| WHAT YOU SHOULD DO |
Please, without the pictures, retype exactly the lines from the start of the material through the line that holds "4450, 4100, 4100];".

| Records with drawing code |
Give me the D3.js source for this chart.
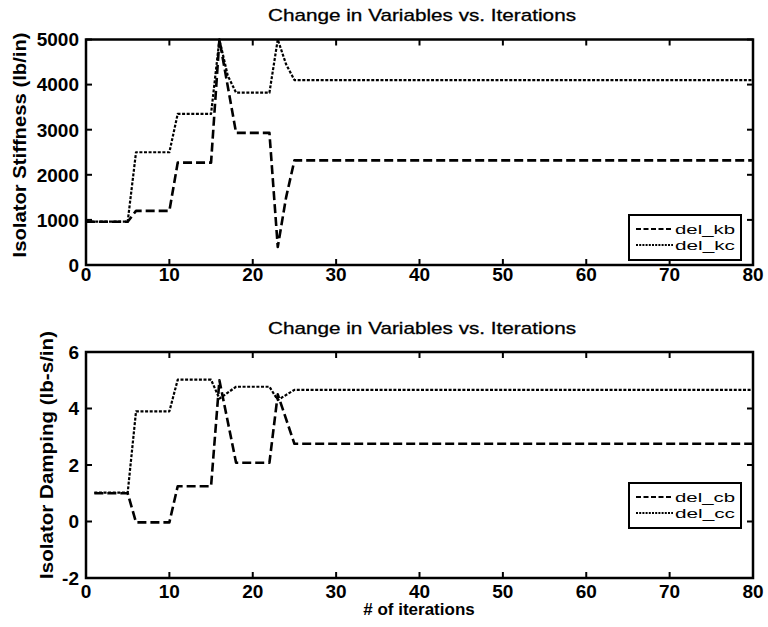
<!DOCTYPE html>
<html>
<head>
<meta charset="utf-8">
<script src="https://cdn.jsdelivr.net/npm/d3@7"></script>
<style>
	body { margin: 0; background: #fff; }
	svg { display: block; font-family: "Liberation Sans", Arial, sans-serif; }
</style>
</head>
<body>
<svg id="chart" width="768" height="627"></svg>
<script>
	// values (breakpoints only, lines are straight between)
	var kbIter = [0, 5, 6, 10, 11, 15, 16, 18, 22, 23, 24, 25, 80];
	var kbVal = [960, 960, 1200, 1200, 2270, 2270, 5000, 2930, 2930, 400, 1500, 2320, 2320];
	var kcIter = [0, 5, 6, 10, 11, 15, 16, 17, 18, 22, 23, 24, 25, 80];
	var kcVal = [960, 960, 2500, 2500, 3350, 3350, 5000, 4200, 3820, 3820, 5000, 4450, 4100, 4100];

	var cbIter = [1, 5, 6, 10, 11, 15, 16, 18, 22, 23, 25, 80];
	var cbVal = [1.0, 1.0, -0.03, -0.03, 1.25, 1.25, 5.0, 2.08, 2.08, 4.5, 2.75, 2.75];
	var ccIter = [1, 5, 6, 10, 11, 15, 16, 18, 22, 23, 25, 80];
	var ccVal = [1.02, 1.02, 3.9, 3.9, 5.02, 5.02, 4.35, 4.77, 4.77, 4.3, 4.66, 4.66];

	var xTicks = [0, 10, 20, 30, 40, 50, 60, 70, 80];
	var stiffTicks = [0, 1000, 2000, 3000, 4000, 5000];
	var dampTicks = [-2, 0, 2, 4, 6];

	var title = "Change in Variables vs. Iterations";

	var svg = d3.select("#chart");

	var dashed = "9,4";
	var dotted = "3,1.6";

	function zip(xs, ys) {
		return xs.map(function(x, i) {
			return { x: x, y: ys[i] };
		});
	}

	var drawPanel = function(opt) {
		var x = d3.scaleLinear().domain([0, 80]).range([86, 753]);
		var y = d3.scaleLinear().domain(opt.yDomain).range([opt.bottom, opt.top]);
		var g = svg.append("g");

		// title
		g.append("text")
			.attr("x", 422)
			.attr("y", opt.titleY)
			.attr("text-anchor", "middle")
			.attr("font-size", 17)
			.attr("stroke", "#000")
			.attr("stroke-width", 0.3)
			.attr("textLength", 308)
			.attr("lengthAdjust", "spacingAndGlyphs")
			.text(title);

		// inward ticks on all four sides
		var tick = 6;
		xTicks.forEach(function(t) {
			g.append("line").attr("x1", x(t)).attr("x2", x(t)).attr("y1", opt.bottom).attr("y2", opt.bottom - tick)
				.attr("stroke", "#000").attr("stroke-width", 2);
			g.append("line").attr("x1", x(t)).attr("x2", x(t)).attr("y1", opt.top).attr("y2", opt.top + tick)
				.attr("stroke", "#000").attr("stroke-width", 2);
			g.append("text")
				.attr("x", x(t))
				.attr("y", opt.bottom + opt.xLabelOff)
				.attr("text-anchor", "middle")
				.attr("font-size", 19)
				.attr("font-weight", "bold")
				.text(t);
		});
		opt.yTicks.forEach(function(t) {
			g.append("line").attr("x1", 86).attr("x2", 86 + tick).attr("y1", y(t)).attr("y2", y(t))
				.attr("stroke", "#000").attr("stroke-width", 2);
			g.append("line").attr("x1", 753).attr("x2", 753 - tick).attr("y1", y(t)).attr("y2", y(t))
				.attr("stroke", "#000").attr("stroke-width", 2);
			g.append("text")
				.attr("x", 79)
				.attr("y", y(t))
				.attr("dy", "0.36em")
				.attr("text-anchor", "end")
				.attr("font-size", 19)
				.attr("font-weight", "bold")
				.text(t);
		});

		// box
		g.append("rect")
			.attr("x", 86)
			.attr("y", opt.top)
			.attr("width", 753 - 86)
			.attr("height", opt.bottom - opt.top)
			.attr("fill", "none")
			.attr("stroke", "#000")
			.attr("stroke-width", 2.5);

		// y label
		g.append("text")
			.attr("transform", "translate(" + opt.yLabelX + "," + opt.yLabelY + ") rotate(-90)")
			.attr("text-anchor", "middle")
			.attr("font-size", 18)
			.attr("font-weight", "bold")
			.attr("textLength", opt.yLabelLen)
			.attr("lengthAdjust", "spacingAndGlyphs")
			.text(opt.yLabel);

		var line = d3.line()
			.x(function(d) { return x(d.x); })
			.y(function(d) { return y(d.y); });

		opt.series.forEach(function(s) {
			g.append("path")
				.datum(s.data)
				.attr("d", line)
				.attr("fill", "none")
				.attr("stroke", "#000")
				.attr("stroke-width", s.width)
				.attr("stroke-dasharray", s.dash)
				.attr("stroke-linejoin", "round");
		});

		// legend
		var lg = g.append("g");
		lg.append("rect")
			.attr("x", 629)
			.attr("y", opt.legendTop)
			.attr("width", 112)
			.attr("height", 45)
			.attr("fill", "#fff")
			.attr("stroke", "#000")
			.attr("stroke-width", 2);
		opt.series.forEach(function(s, i) {
			var ly = opt.legendTop + 14 + i * 16;
			lg.append("line")
				.attr("x1", 636).attr("x2", 673)
				.attr("y1", ly).attr("y2", ly)
				.attr("stroke", "#000")
				.attr("stroke-width", 2)
				.attr("stroke-dasharray", i === 0 ? "5,2.5" : "2,1.2");
			lg.append("text")
				.attr("x", 675)
				.attr("y", ly + 5)
				.attr("font-size", 13.5)
				.attr("textLength", 60)
				.attr("lengthAdjust", "spacingAndGlyphs")
				.text(s.name);
		});

		if (opt.xLabel) {
			g.append("text")
				.attr("x", 419)
				.attr("y", 615)
				.attr("text-anchor", "middle")
				.attr("font-size", 17)
				.attr("font-weight", "bold")
				.text(opt.xLabel);
		}
	};

	drawPanel({
		top: 39.5,
		bottom: 265,
		yDomain: [0, 5000],
		yTicks: stiffTicks,
		titleY: 21,
		xLabelOff: 16,
		yLabel: "Isolator Stiffness (lb/in)",
		yLabelX: 26,
		yLabelY: 145,
		yLabelLen: 225,
		legendTop: 215,
		series: [
			{ name: "del_kb", data: zip(kbIter, kbVal), dash: dashed, width: 2.6 },
			{ name: "del_kc", data: zip(kcIter, kcVal), dash: dotted, width: 2.2 }
		]
	});

	drawPanel({
		top: 352,
		bottom: 578,
		yDomain: [-2, 6],
		yTicks: dampTicks,
		titleY: 334,
		xLabelOff: 20,
		yLabel: "Isolator Damping (lb-s/in)",
		yLabelX: 53,
		yLabelY: 455,
		yLabelLen: 248,
		legendTop: 483,
		xLabel: "# of iterations",
		series: [
			{ name: "del_cb", data: zip(cbIter, cbVal), dash: dashed, width: 2.6 },
			{ name: "del_cc", data: zip(ccIter, ccVal), dash: dotted, width: 2.2 }
		]
	});
</script>
</body>
</html>
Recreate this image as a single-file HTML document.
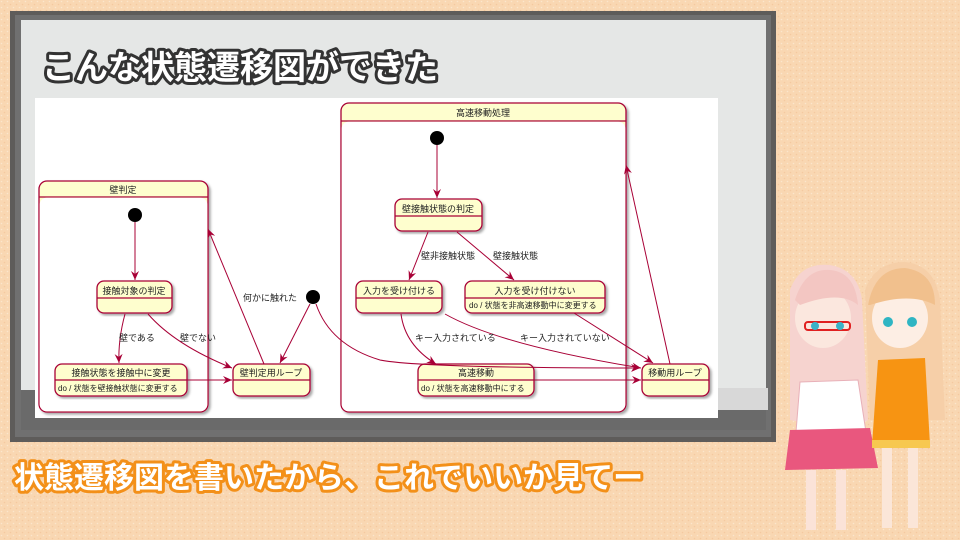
<!DOCTYPE html>
<html><head><meta charset="utf-8"><style>
html,body{margin:0;padding:0;width:960px;height:540px;overflow:hidden;background:#f9d7b2}
svg{display:block}
text{font-family:"Liberation Sans","Noto Sans CJK JP",sans-serif}
</style></head><body>
<svg width="960" height="540" viewBox="0 0 960 540" xmlns="http://www.w3.org/2000/svg">
<defs>
<pattern id="dots" width="6" height="6" patternUnits="userSpaceOnUse"><rect width="6" height="6" fill="#f9d7b2"/><circle cx="1.5" cy="1.5" r="0.8" fill="#fbe6cc"/><circle cx="4.5" cy="4.5" r="0.8" fill="#f4c9a0"/></pattern>
<marker id="ar" markerWidth="10" markerHeight="10" refX="9" refY="5" orient="auto" markerUnits="userSpaceOnUse"><path d="M0,1 L9,5 L0,9 L3,5 Z" fill="#a80036"/></marker>
<filter id="sh"><feDropShadow dx="2" dy="2" stdDeviation="1.2" flood-color="#000" flood-opacity="0.35"/></filter>
</defs>
<rect width="960" height="540" fill="url(#dots)"/>
<!-- board -->
<rect x="10" y="11" width="766" height="431" fill="#5e5c5a"/>
<rect x="15" y="15" width="756" height="422" fill="#707070"/>
<rect x="21" y="20" width="745" height="370" fill="#e5e7e6"/>
<rect x="21" y="390" width="745" height="40" fill="#6a6a6a"/>
<rect x="718" y="388" width="50" height="22" fill="#d8d8d8"/>
<!-- title -->
<text x="42" y="79" font-size="33" font-weight="bold" fill="#fff" stroke="#333" stroke-width="6" paint-order="stroke" stroke-linejoin="round">こんな状態遷移図ができた</text>
<!-- diagram area -->
<rect x="35" y="98" width="683" height="320" fill="#fff"/>
<g stroke="#a80036" stroke-width="1.3" fill="#fefece" font-size="9">
<!-- composites -->
<rect x="39" y="181" width="169" height="231" rx="8" filter="url(#sh)"/>
<line x1="39" y1="197" x2="208" y2="197"/>
<rect x="39.7" y="197.7" width="167.6" height="213.6" rx="7" fill="#fff" stroke="none"/>
<rect x="341" y="103" width="285" height="309" rx="8" filter="url(#sh)"/>
<line x1="341" y1="121" x2="626" y2="121"/>
<rect x="341.7" y="121.7" width="283.6" height="289.6" rx="7" fill="#fff" stroke="none"/>
<!-- states -->
<rect x="97" y="281" width="75" height="32" rx="7" filter="url(#sh)"/><line x1="97" y1="298" x2="172" y2="298"/>
<rect x="55" y="364" width="132" height="32" rx="7" filter="url(#sh)"/><line x1="55" y1="380" x2="187" y2="380"/>
<rect x="233" y="364" width="77" height="32" rx="7" filter="url(#sh)"/><line x1="233" y1="380" x2="310" y2="380"/>
<rect x="395" y="199" width="87" height="32" rx="7" filter="url(#sh)"/><line x1="395" y1="216" x2="482" y2="216"/>
<rect x="356" y="281" width="86" height="32" rx="7" filter="url(#sh)"/><line x1="356" y1="298" x2="442" y2="298"/>
<rect x="465" y="281" width="140" height="32" rx="7" filter="url(#sh)"/><line x1="465" y1="298" x2="605" y2="298"/>
<rect x="418" y="364" width="116" height="32" rx="7" filter="url(#sh)"/><line x1="418" y1="380" x2="534" y2="380"/>
<rect x="642" y="364" width="67" height="32" rx="7" filter="url(#sh)"/><line x1="642" y1="380" x2="709" y2="380"/>
</g>
<g fill="#000">
<circle cx="135" cy="215" r="7"/><circle cx="313" cy="297" r="7"/><circle cx="437" cy="138" r="7"/>
</g>
<!-- arrows -->
<g stroke="#a80036" stroke-width="1" fill="none" marker-end="url(#ar)">
<line x1="135" y1="222" x2="135" y2="280"/>
<path d="M125,314 Q118,340 119,363"/>
<path d="M148,314 Q175,345 232,368"/>
<line x1="187" y1="380" x2="232" y2="380"/>
<line x1="264" y1="364" x2="208" y2="229"/>
<line x1="310" y1="304" x2="280" y2="363"/>
<path d="M316,304 Q330,345 380,360 Q420,368 640,368"/>
<line x1="437" y1="145" x2="437" y2="198"/>
<line x1="428" y1="232" x2="409" y2="280"/>
<line x1="457" y1="232" x2="514" y2="280"/>
<path d="M401,314 Q405,345 436,364"/>
<path d="M445,314 Q500,345 641,368"/>
<line x1="574" y1="313" x2="653" y2="363"/>
<line x1="534" y1="380" x2="641" y2="380"/>
<line x1="670" y1="364" x2="626" y2="165"/>
</g>
<!-- labels -->
<g font-size="9" fill="#222">
<text x="123" y="193" text-anchor="middle">壁判定</text>
<text x="483" y="116" text-anchor="middle">高速移動処理</text>
<text x="134" y="294" text-anchor="middle">接触対象の判定</text>
<text x="121" y="376" text-anchor="middle">接触状態を接触中に変更</text>
<text x="58" y="391" font-size="8">do / 状態を壁接触状態に変更する</text>
<text x="271" y="376" text-anchor="middle">壁判定用ループ</text>
<text x="438" y="212" text-anchor="middle">壁接触状態の判定</text>
<text x="399" y="294" text-anchor="middle">入力を受け付ける</text>
<text x="535" y="294" text-anchor="middle">入力を受け付けない</text>
<text x="469" y="308" font-size="8">do / 状態を非高速移動中に変更する</text>
<text x="476" y="376" text-anchor="middle">高速移動</text>
<text x="421" y="391" font-size="8">do / 状態を高速移動中にする</text>
<text x="675" y="376" text-anchor="middle">移動用ループ</text>
<text x="119" y="341">壁である</text>
<text x="180" y="341">壁でない</text>
<text x="243" y="301">何かに触れた</text>
<text x="421" y="259">壁非接触状態</text>
<text x="493" y="259">壁接触状態</text>
<text x="415" y="341">キー入力されている</text>
<text x="520" y="341">キー入力されていない</text>
</g>
<!-- caption -->
<text x="14" y="488" font-size="30" font-weight="bold" fill="#fff" stroke="#f39019" stroke-width="6" paint-order="stroke" stroke-linejoin="round">状態遷移図を書いたから、これでいいか見てー</text>
<!-- characters (approximate) -->
<g>
<path d="M790,290 Q800,262 830,265 Q858,270 862,300 L868,420 L850,430 L790,420 Z" fill="#f6d3cf"/>
<ellipse cx="823" cy="318" rx="28" ry="30" fill="#fbe7de"/>
<path d="M795,300 Q805,268 830,270 Q855,272 858,305 Q840,290 800,305 Z" fill="#f3c6c2"/>
<rect x="805" y="322" width="45" height="8" rx="3" fill="none" stroke="#e02020" stroke-width="2"/>
<circle cx="815" cy="326" r="4" fill="#3bb3c8"/><circle cx="840" cy="326" r="4" fill="#3bb3c8"/>
<path d="M800,382 L858,380 L866,432 L796,432 Z" fill="#fff" stroke="#e8b0b8"/>
<path d="M790,430 L870,428 L878,468 L785,470 Z" fill="#e9577e"/>
<rect x="806" y="470" width="10" height="60" fill="#fbe3d8"/><rect x="836" y="470" width="10" height="60" fill="#fbe3d8"/>
<path d="M865,290 Q875,262 905,262 Q935,265 940,300 L945,420 L870,420 Z" fill="#f6cfa8"/>
<ellipse cx="900" cy="318" rx="28" ry="30" fill="#fdeee4"/>
<path d="M868,305 Q875,268 905,268 Q935,272 935,305 Q910,292 870,305 Z" fill="#f1c08d"/>
<circle cx="888" cy="322" r="5" fill="#2fb5c3"/><circle cx="912" cy="322" r="5" fill="#2fb5c3"/>
<path d="M878,360 L925,358 L930,445 L872,445 Z" fill="#f79412"/>
<rect x="872" y="440" width="58" height="8" fill="#f7c850"/>
<rect x="882" y="448" width="10" height="80" fill="#fbe6d8"/><rect x="908" y="448" width="10" height="80" fill="#fbe6d8"/>
</g>
</svg>
</body></html>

| ANSWER FOR THIS EXERCISE |
Give me the D3.js source for this chart.
<!DOCTYPE html>
<html>
<head>
<meta charset="utf-8">
<script src="https://cdn.jsdelivr.net/npm/d3@7"></script>
<style>
	body { margin: 0; background: #fff; }
	svg { display: block; font-family: "Liberation Sans", Arial, sans-serif; }
</style>
</head>
<body>
<svg id="chart" width="768" height="627"></svg>
<script>
	// values (breakpoints only, lines are straight between)
	var kbIter = [0, 5, 6, 10, 11, 15, 16, 18, 22, 23, 24, 25, 80];
	var kbVal = [960, 960, 1200, 1200, 2270, 2270, 5000, 2930, 2930, 400, 1500, 2320, 2320];
	var kcIter = [0, 5, 6, 10, 11, 15, 16, 17, 18, 22, 23, 24, 25, 80];
	var kcVal = [960, 960, 2500, 2500, 3350, 3350, 5000, 4200, 3820, 3820, 5000, 4450, 4100, 4100];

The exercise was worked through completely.